Given material:
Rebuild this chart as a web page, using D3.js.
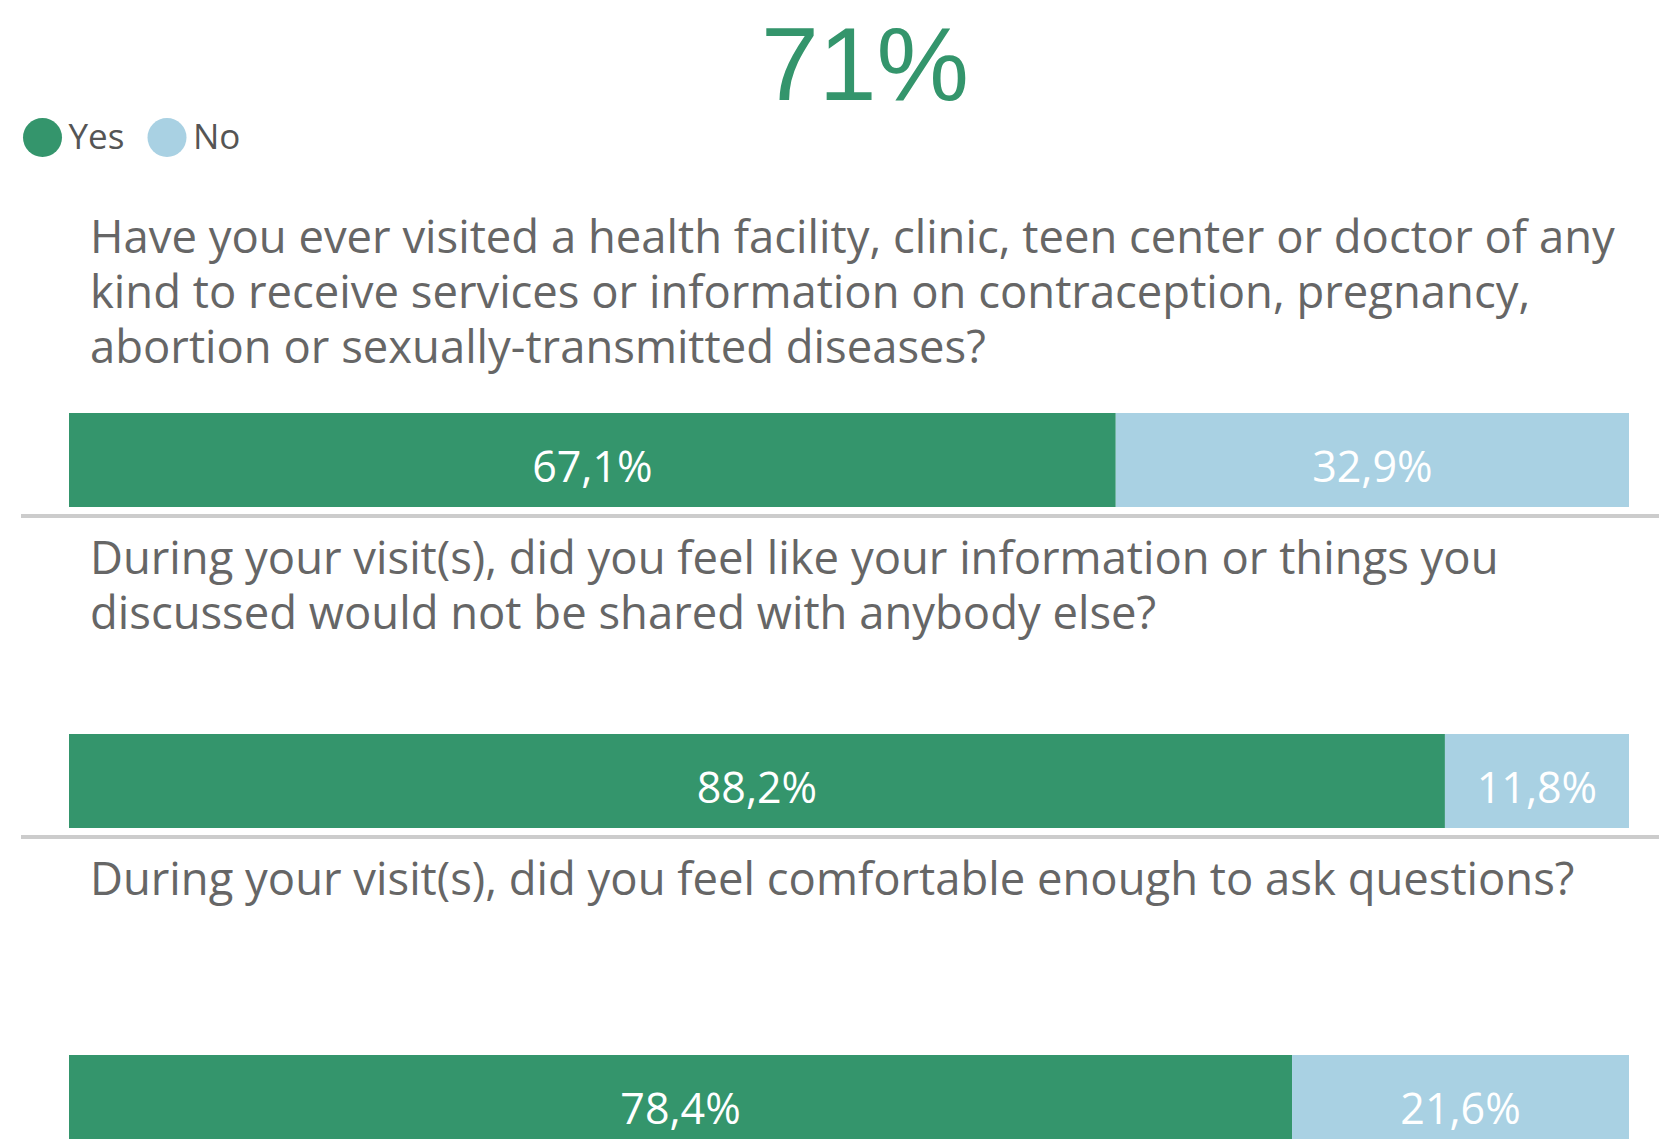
<!DOCTYPE html>
<html>
<head>
<meta charset="utf-8">
<script src="https://cdn.jsdelivr.net/npm/d3@7"></script>
<style>
  html, body { margin: 0; padding: 0; background: #ffffff; }
  svg { display: block; }
</style>
</head>
<body>
<svg id="chart" width="1659" height="1139"></svg>
<script>
// Survey answers: share of respondents answering Yes / No per question
const headline = "71%";
const seriesNames = ["Yes", "No"];
const questions = [
  ["Have you ever visited a health facility, clinic, teen center or doctor of any",
   "kind to receive services or information on contraception, pregnancy,",
   "abortion or sexually-transmitted diseases?"],
  ["During your visit(s), did you feel like your information or things you",
   "discussed would not be shared with anybody else?"],
  ["During your visit(s), did you feel comfortable enough to ask questions?"]
];
const yesValues = [67.1, 88.2, 78.4];
const noValues = [32.9, 11.8, 21.6];

const colors = { Yes: "#34956c", No: "#a9d1e3" };
const textFont = "'Segoe UI', 'Open Sans', 'Noto Sans', sans-serif";

const svg = d3.select("#chart");

const rows = questions.map((q, i) => ({ index: i, Yes: yesValues[i], No: noValues[i] }));
const stacked = d3.stack().keys(seriesNames)(rows);

// Horizontal value scale for the 100% bars
const x = d3.scaleLinear().domain([0, 100]).range([69, 1629]);
// Each question occupies one panel stacked vertically
const panel = d3.scaleBand().domain(d3.range(questions.length)).range([0, 963]);

const fmt = d3.formatLocale({ decimal: ",", thousands: ".", grouping: [3], currency: ["", ""] }).format(".1f");

// Headline value
svg.append("text")
  .attr("x", 865).attr("y", 100)
  .attr("text-anchor", "middle")
  .attr("font-family", "'Liberation Sans', Arial, sans-serif")
  .attr("font-size", 104)
  .attr("fill", colors.Yes)
  .text(headline);

// Legend
const legend = svg.append("g");
const legendX = [42.5, 167];
seriesNames.forEach((name, i) => {
  legend.append("circle")
    .attr("cx", legendX[i]).attr("cy", 137.5).attr("r", 19.5)
    .attr("fill", colors[name]);
  legend.append("text")
    .attr("x", legendX[i] + 26).attr("y", 149)
    .attr("font-family", textFont)
    .attr("font-size", 35)
    .attr("fill", "#555555")
    .text(name);
});

// Panels
const panels = svg.selectAll("g.panel")
  .data(rows)
  .join("g")
  .attr("class", "panel")
  .attr("transform", d => `translate(0,${panel(d.index)})`);

// Separator under each bar
panels.append("rect")
  .attr("x", 21).attr("y", 514)
  .attr("width", 1659 - 21).attr("height", 4)
  .attr("fill", "#cccccc");

// Question text
const qText = panels.append("text")
  .attr("font-family", textFont)
  .attr("font-size", 40)
  .attr("fill", "#666666");
qText.selectAll("tspan")
  .data(d => questions[d.index])
  .join("tspan")
  .attr("x", 90)
  .attr("y", (d, i) => 253 + i * 55)
  .text(d => d);

// Fit question font so the longest line spans the text column
const firstLine = qText.filter(d => d.index === 0).select("tspan").node();
const measured = firstLine.getComputedTextLength();
const fitted = 40 * 1525 / measured;
qText.attr("font-size", fitted);

// Stacked bar segments
const barTop = 413;
const barH = 94;
stacked.forEach(series => {
  const key = series.key;
  panels.append("rect")
    .datum((d) => series[d.index])
    .attr("x", s => x(s[0]))
    .attr("y", barTop)
    .attr("width", s => x(s[1]) - x(s[0]))
    .attr("height", barH)
    .attr("fill", colors[key]);
  panels.append("text")
    .datum((d) => series[d.index])
    .attr("x", s => (x(s[0]) + x(s[1])) / 2)
    .attr("y", barTop + 69)
    .attr("text-anchor", "middle")
    .attr("font-family", textFont)
    .attr("font-size", 43)
    .attr("fill", "#ffffff")
    .text(s => fmt(s[1] - s[0]) + "%");
});
</script>
</body>
</html>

Exercise objective:
Copy, from the material above, each line in which the string "chart" occurs.

Exercise response:
Rebuild this chart as a web page, using D3.js.
<svg id="chart" width="1659" height="1139"></svg>
const svg = d3.select("#chart");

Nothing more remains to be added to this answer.